In what just might be the worst comparison of all time, the judge who sentenced former Stanford student and convicted rapist Brock Turner to just six months in jail likened the decision to the desegregation of schools in 1954, Buzzfeed reports. Santa Clara County Superior Court judge Aaron Persky hit back at criticisms of his relaxed sentencing at a press conference in Palo Alto. "Brown v. Board of Education was unpopular in many states," he said, referring to the landmark class action suit that would lead to the Supreme Court ruling that separating public schools for black and white students was unconstitutional. "Imagine for a moment if those federal judges had been faced with judicial recall in the face of that unpopularity. We ask judges to follow the rule of law, not the rule of public opinion." 

Currently, Persky is facing a county vote that will determine his future as superior court judge on June 5, due largely in part to the outrageously lenient sentence he handed down to Turner. "Persky has repeatedly abused his discretion on behalf of abusers," said Stanford Law School Professor Michele Dauber. "As a result, voters in this county have lost confidence in his ability to be fair." Dauber also said Persky has shown a "pattern of bias in favor of privileged men," which is precisely why she called his Brown v. Board comparison "absurd." Obviously, a case that would go on to dismantle a racist institutional practice and one that saw a convicted rapist serve barely any time are vastly different.
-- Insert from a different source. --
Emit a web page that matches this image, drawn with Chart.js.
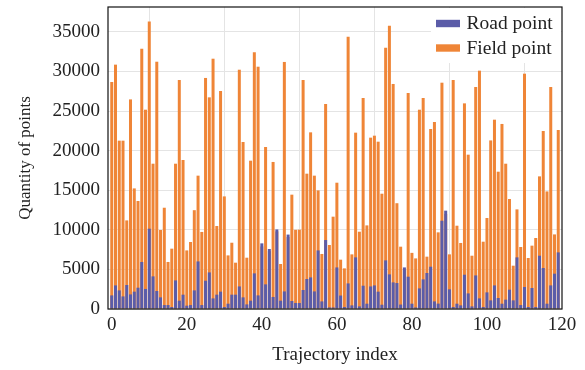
<!DOCTYPE html>
<html>
<head>
<meta charset="utf-8">
<script src="https://cdn.jsdelivr.net/npm/chart.js@4"></script>
<style>
html,body{margin:0;padding:0;background:#fff;}
#wrap{width:585px;height:370px;}
</style>
</head>
<body>
<div id="wrap"><canvas id="c" width="585" height="370"></canvas></div>
<script>
const seriesNames = ["Road point", "Field point"];
const roadPoints = [
 1720,2980,2350,1590,3030,1840,2190,2690,5940,2530,
 10140,4120,2270,1470,500,500,250,3610,1050,1810,
 420,500,2350,6010,500,3570,4620,1340,1810,2190,
 250,670,1810,1810,2850,1470,580,1050,4500,1720,
 8290,3110,7580,1520,10050,1050,2220,9400,1010,760,
 760,2400,3790,3990,2220,7400,960,8710,200,200,
 5250,1700,250,3230,460,6520,330,2940,670,2850,
 2980,2190,540,6140,4370,3360,3280,560,5250,4080,
 670,200,2600,3740,4550,5340,960,680,11150,12420,
 2480,250,670,460,4330,1970,330,4240,1340,250,
 2100,1090,2980,1390,670,1180,2440,1090,6520,500,
 2780,250,2650,250,6730,5180,670,2980,4460,7150
];
const fieldPoints = [
 28670,30860,21260,21260,11190,26470,15230,13640,32880,25170,
 36320,18350,31230,9980,12790,5940,7620,18350,28920,18820,
 7400,8460,12480,16840,9730,29180,26730,31610,10480,27530,
 14220,6770,8370,5850,30220,21090,6480,18730,32410,30600,
 7900,20460,7300,18570,9800,5680,31200,9100,14440,10000,
 10020,28920,17090,22310,16840,14980,6950,25890,8080,11660,
 15950,6230,5130,34390,6900,22270,9760,26650,10560,21640,
 21890,21130,14560,33000,35780,28420,13360,7870,5000,27280,
 7090,6390,25170,26650,6610,22730,23620,9680,28580,12000,
 6900,28920,10520,8340,25970,19490,6730,28040,30100,8500,
 11490,21290,23910,17340,23370,18350,13890,5470,12580,7830,
 29720,6440,8000,8970,16750,22480,14850,28040,9420,22610
];
const xTicks = [0, 20, 40, 60, 80, 100, 120];
const yTicks = [0, 5000, 10000, 15000, 20000, 25000, 30000, 35000];

const colors = ["#5b5ca8", "#ef8537"];
const FONT = "'Liberation Serif', 'DejaVu Serif', serif";

const framePlugin = {
  id: 'frameLegend',
  afterDraw(chart) {
    const {ctx, chartArea: {left, top, right, bottom}} = chart;
    ctx.save();
    const bx = right - 131, by = top + 1, bw = 130, bh = 55;
    ctx.fillStyle = '#ffffff';
    ctx.fillRect(bx, by, bw, bh);
    ctx.font = "19.5px " + FONT;
    ctx.textBaseline = 'middle';
    ctx.textAlign = 'left';
    const rows = [15.5, 40];
    seriesNames.forEach((name, k) => {
      ctx.fillStyle = colors[k];
      ctx.fillRect(bx + 5, by + rows[k] - 3.7, 24, 7.4);
      ctx.fillStyle = '#222';
      ctx.fillText(name, bx + 35.5, by + rows[k] + 0.5);
    });
    ctx.strokeStyle = '#111';
    ctx.lineWidth = 1.2;
    ctx.strokeRect(left, top, right - left, bottom - top);
    ctx.restore();
  }
};

new Chart(document.getElementById('c'), {
  type: 'bar',
  data: {
    datasets: [
      {
        label: seriesNames[0],
        data: roadPoints.map((v, i) => ({x: i, y: v})),
        backgroundColor: colors[0],
        grouped: false,
        order: 0
      },
      {
        label: seriesNames[1],
        data: fieldPoints.map((v, i) => ({x: i, y: v})),
        backgroundColor: colors[1],
        grouped: false,
        order: 1
      }
    ]
  },
  options: {
    responsive: false,
    animation: false,
    devicePixelRatio: 1,
    barPercentage: 0.8,
    categoryPercentage: 1.0,
    layout: {padding: {left: 0, right: 23, top: 7, bottom: 0}},
    plugins: {legend: {display: false}, tooltip: {enabled: false}},
    scales: {
      x: {
        type: 'linear',
        min: -1,
        max: 120,
        offset: false,
        afterFit(s) { s.height = 61; s.paddingLeft = 0; s.paddingRight = 0; },
        afterBuildTicks(s) { s.ticks = xTicks.map(v => ({value: v})); },
        ticks: {
          font: {family: FONT, size: 19},
          color: '#222',
          padding: 5,
          maxRotation: 0,
          autoSkip: false,
          callback: (v) => String(v)
        },
        grid: {color: '#e4e4e4', lineWidth: 1, drawTicks: false},
        border: {display: false},
        title: {
          display: true,
          text: 'Trajectory index',
          font: {family: FONT, size: 19},
          color: '#222',
          padding: {top: 0, bottom: 4}
        }
      },
      y: {
        min: 0,
        max: 38140,
        afterFit(s) { s.width = 108; s.paddingTop = 0; s.paddingBottom = 0; },
        afterBuildTicks(s) { s.ticks = yTicks.map(v => ({value: v})); },
        ticks: {
          font: {family: FONT, size: 19},
          color: '#222',
          padding: 8,
          autoSkip: false,
          callback: (v) => String(v)
        },
        grid: {color: '#e4e4e4', lineWidth: 1, drawTicks: false},
        border: {display: false},
        title: {
          display: true,
          text: 'Quantity of points',
          font: {family: FONT, size: 17},
          color: '#222',
          padding: {top: 15, bottom: 0}
        }
      }
    }
  },
  plugins: [framePlugin]
});
</script>
</body>
</html>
"In Brown, the Supreme Court bravely ruled with the powerless against the powerful. In Brock Turner's case, Persky did the exact opposite," she said. In 2016, Turner was charged with three counts of felony sexual assault after raping a female student while she was unconscious. He was sentenced to six months in jail, but would end up only serving three of those months. While he didn't serve much time for his crime, he's been immortalized in a criminal justice textbook next to the definition of the word "rape."